• _TASK_
Write out the material again word for word, dropping any images it holds.

• _DATA EXCERPT_
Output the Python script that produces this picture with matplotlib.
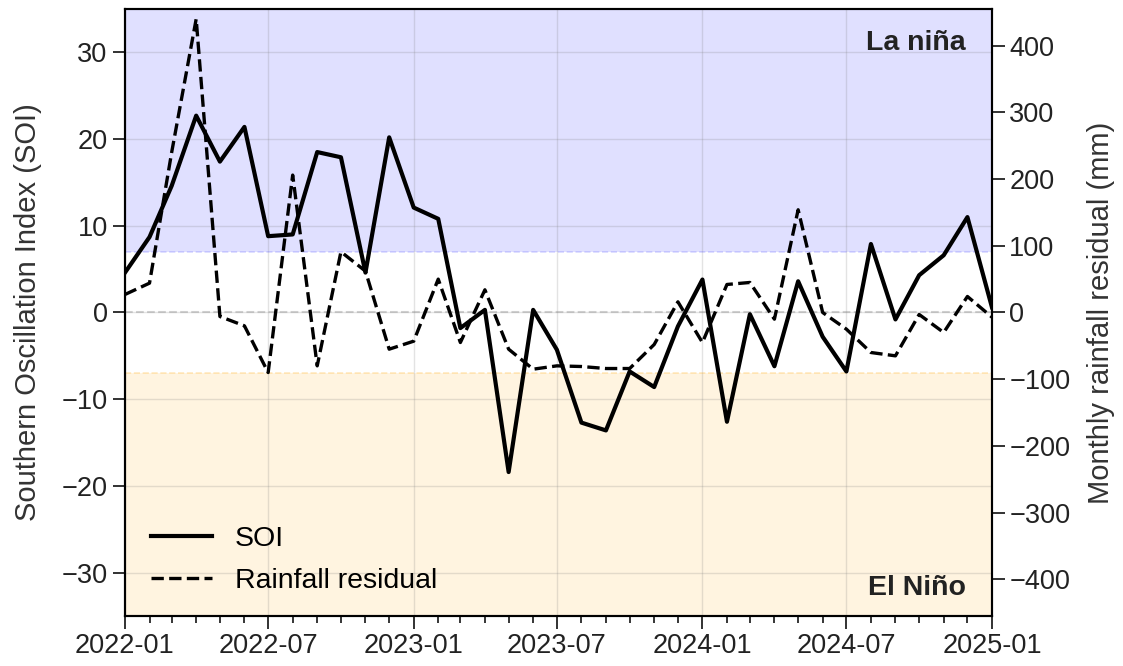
import numpy as np
import pandas as pd
import matplotlib
matplotlib.use('Agg')
import matplotlib.pyplot as plt
import matplotlib.dates as mdates

plt.rcParams['font.family'] = ['Liberation Sans', 'DejaVu Sans']
plt.rcParams['font.size'] = 19

# monthly values 2022-01 .. 2025-01
months = pd.date_range('2022-01-01', '2025-01-01', freq='MS')
soi = [4.6, 8.7, 14.6, 22.7, 17.4, 21.4, 8.8, 9.0, 18.5, 17.9, 4.6, 20.2,
       12.1, 10.8, -1.8, 0.3, -18.4, 0.3, -4.3, -12.7, -13.6, -6.8, -8.6, -1.6,
       3.8, -12.6, -0.2, -6.2, 3.6, -2.8, -6.8, 7.9, -0.8, 4.3, 6.6, 11.0, 0.6]
rain = [27, 44, 240, 440, -6, -20, -90, 206, -80, 91, 62, -55,
        -43, 50, -45, 34, -55, -85, -80, -81, -84, -84, -48, 16,
        -45, 42, 45, -10, 154, 0, -25, -60, -65, -3, -30, 24, -7]

fig = plt.figure(figsize=(11.23, 6.66), dpi=100)
ax = fig.add_axes([0.1113, 0.0751, 0.772, 0.9114])
ax2 = ax.twinx()

ax.axhspan(7, 35, color='blue', alpha=0.12, lw=0)
ax.axhspan(-35, -7, color='orange', alpha=0.12, lw=0)
ax.axhline(7, color='blue', alpha=0.15, ls='--', lw=1.2)
ax.axhline(-7, color='orange', alpha=0.25, ls='--', lw=1.2)
ax.axhline(0, color='gray', alpha=0.35, ls='--', lw=1.5)

l1, = ax.plot(months, soi, color='black', lw=3.0, label='SOI', zorder=3)
l2, = ax2.plot(months, rain, color='black', lw=2.4, ls='--', label='Rainfall residual', zorder=3)

ax.set_ylim(-35, 35)
ax2.set_ylim(-455, 455)
ax.set_xlim(months[0], months[-1])
ax.set_yticks([-30, -20, -10, 0, 10, 20, 30])
ax2.set_yticks([-400, -300, -200, -100, 0, 100, 200, 300, 400])

ax.xaxis.set_major_locator(mdates.MonthLocator(bymonth=[1, 7]))
ax.xaxis.set_major_formatter(mdates.DateFormatter('%Y-%m'))
ax.xaxis.set_minor_locator(mdates.MonthLocator())

ax.grid(True, which='major', color='gray', alpha=0.22, lw=1)
for a in (ax, ax2):
    a.tick_params(which='major', length=9, width=1.3, labelsize=19.5, colors='#222222')
    a.tick_params(which='minor', length=5, width=1.1)
    for s in a.spines.values():
        s.set_linewidth(1.5)

ax.set_ylabel('Southern Oscillation Index (SOI)', fontsize=21, color='#333333', labelpad=14)
ax2.set_ylabel('Monthly rainfall residual (mm)', fontsize=21, color='#333333', labelpad=12)

ax.text(0.97, 0.965, 'La niña', transform=ax.transAxes, ha='right', va='top',
        fontsize=20.5, fontweight='bold', color='#222222')
ax.text(0.97, 0.025, 'El Niño', transform=ax.transAxes, ha='right', va='bottom',
        fontsize=20.5, fontweight='bold', color='#222222')

ax2.legend([l1, l2], ['SOI', 'Rainfall residual'], loc='lower left', frameon=False,
           fontsize=20.5, handlelength=2.15, labelspacing=0.55, bbox_to_anchor=(0.0, -0.006))

fig.savefig('out.png', dpi=100)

• _THE REPLY_
Output the Python script that produces this picture with matplotlib.
import numpy as np
import pandas as pd
import matplotlib
matplotlib.use('Agg')
import matplotlib.pyplot as plt
import matplotlib.dates as mdates

plt.rcParams['font.family'] = ['Liberation Sans', 'DejaVu Sans']
plt.rcParams['font.size'] = 19

# monthly values 2022-01 .. 2025-01
months = pd.date_range('2022-01-01', '2025-01-01', freq='MS')
soi = [4.6, 8.7, 14.6, 22.7, 17.4, 21.4, 8.8, 9.0, 18.5, 17.9, 4.6, 20.2,
       12.1, 10.8, -1.8, 0.3, -18.4, 0.3, -4.3, -12.7, -13.6, -6.8, -8.6, -1.6,
       3.8, -12.6, -0.2, -6.2, 3.6, -2.8, -6.8, 7.9, -0.8, 4.3, 6.6, 11.0, 0.6]
rain = [27, 44, 240, 440, -6, -20, -90, 206, -80, 91, 62, -55,
        -43, 50, -45, 34, -55, -85, -80, -81, -84, -84, -48, 16,
        -45, 42, 45, -10, 154, 0, -25, -60, -65, -3, -30, 24, -7]

fig = plt.figure(figsize=(11.23, 6.66), dpi=100)
ax = fig.add_axes([0.1113, 0.0751, 0.772, 0.9114])
ax2 = ax.twinx()

ax.axhspan(7, 35, color='blue', alpha=0.12, lw=0)
ax.axhspan(-35, -7, color='orange', alpha=0.12, lw=0)
ax.axhline(7, color='blue', alpha=0.15, ls='--', lw=1.2)
ax.axhline(-7, color='orange', alpha=0.25, ls='--', lw=1.2)
ax.axhline(0, color='gray', alpha=0.35, ls='--', lw=1.5)

l1, = ax.plot(months, soi, color='black', lw=3.0, label='SOI', zorder=3)
l2, = ax2.plot(months, rain, color='black', lw=2.4, ls='--', label='Rainfall residual', zorder=3)

ax.set_ylim(-35, 35)
ax2.set_ylim(-455, 455)
ax.set_xlim(months[0], months[-1])
ax.set_yticks([-30, -20, -10, 0, 10, 20, 30])
ax2.set_yticks([-400, -300, -200, -100, 0, 100, 200, 300, 400])

ax.xaxis.set_major_locator(mdates.MonthLocator(bymonth=[1, 7]))
ax.xaxis.set_major_formatter(mdates.DateFormatter('%Y-%m'))
ax.xaxis.set_minor_locator(mdates.MonthLocator())

ax.grid(True, which='major', color='gray', alpha=0.22, lw=1)
for a in (ax, ax2):
    a.tick_params(which='major', length=9, width=1.3, labelsize=19.5, colors='#222222')
    a.tick_params(which='minor', length=5, width=1.1)
    for s in a.spines.values():
        s.set_linewidth(1.5)

ax.set_ylabel('Southern Oscillation Index (SOI)', fontsize=21, color='#333333', labelpad=14)
ax2.set_ylabel('Monthly rainfall residual (mm)', fontsize=21, color='#333333', labelpad=12)

ax.text(0.97, 0.965, 'La niña', transform=ax.transAxes, ha='right', va='top',
        fontsize=20.5, fontweight='bold', color='#222222')
ax.text(0.97, 0.025, 'El Niño', transform=ax.transAxes, ha='right', va='bottom',
        fontsize=20.5, fontweight='bold', color='#222222')

ax2.legend([l1, l2], ['SOI', 'Rainfall residual'], loc='lower left', frameon=False,
           fontsize=20.5, handlelength=2.15, labelspacing=0.55, bbox_to_anchor=(0.0, -0.006))

fig.savefig('out.png', dpi=100)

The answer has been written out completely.